A Whisper from Within: Response of a Pulsar Timing Array to an Internal Gravitational-wave Source
A Whisper from Within: Response of a Pulsar Timing Array to an Internal Gravitational-wave Source
Houyuan Qi, Xian Chen, Lin Wang, Kuo Liu
AbstractMillisecond pulsars (MSPs) are abundant in globular clusters (GCs) and probably also in galactic nuclei. They offer the potential to form a miniature pulsar timing array (mini-PTA) to detect nanohertz gravitational-wave (GW) sources located inside the array. Since the size of such an array is comparable to the wavelength of GW, the conventional plane-wave approximation becomes invalid, and near-field effects, including wavefront curvature, non-radiative self-field of the GW source, and direct perturbation of pulsar by GW, become significant.

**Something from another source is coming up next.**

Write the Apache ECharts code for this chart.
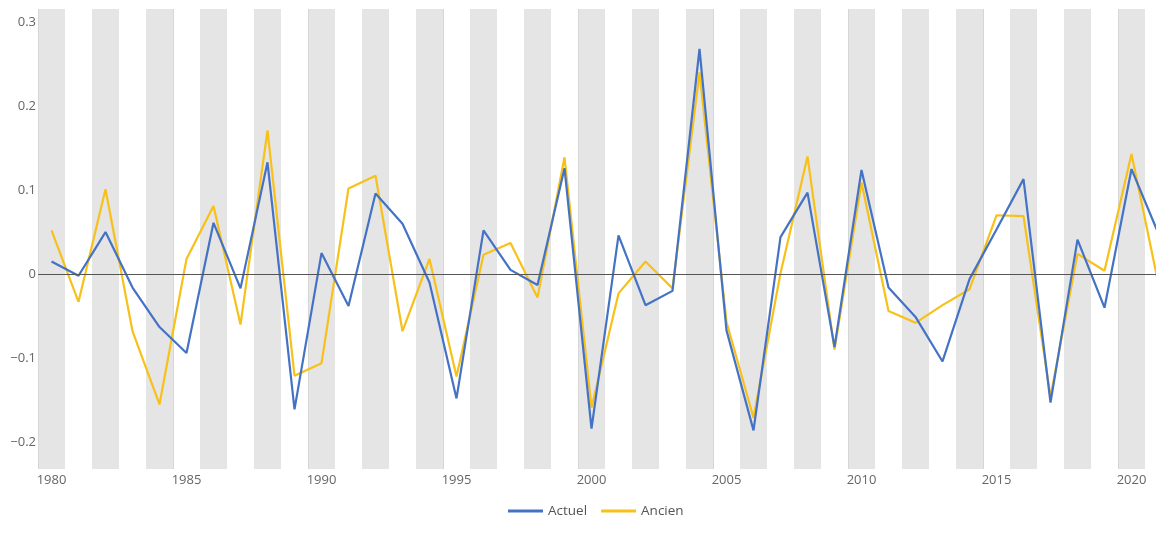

In this work, we incorporate these effects in a comprehensive model to calculate the timing residual induced by a GW source inside a mini-PTA. We also consider realistic GW source configurations in GCs (M15 and $ω$ Centauri) and in galactic nuclei (Sgr A* and M31), and find that for MSPs located sufficiently close to the GW source (within a few wavelengths), the residual can reach $1~μ\mathrm{s}$ in GCs and up to milliseconds in galactic centers, within the potential detection reach of current radio telescopes. Crucially, when the pulsar lies within a few GW wavelengths of the source, the non-radiative field dominates and causes the residual to rise much more steeply (between $1/r_e^2$ and $1/r_e^4$, where $r_e$ is the distance to the source) than the conventional far-field scaling ($1/r_e$). These results demonstrate that mini-PTAs in GCs or galactic nuclei can serve as powerful probes of otherwise invisible GW sources, including intermediate-mass and supermassive black hole binaries.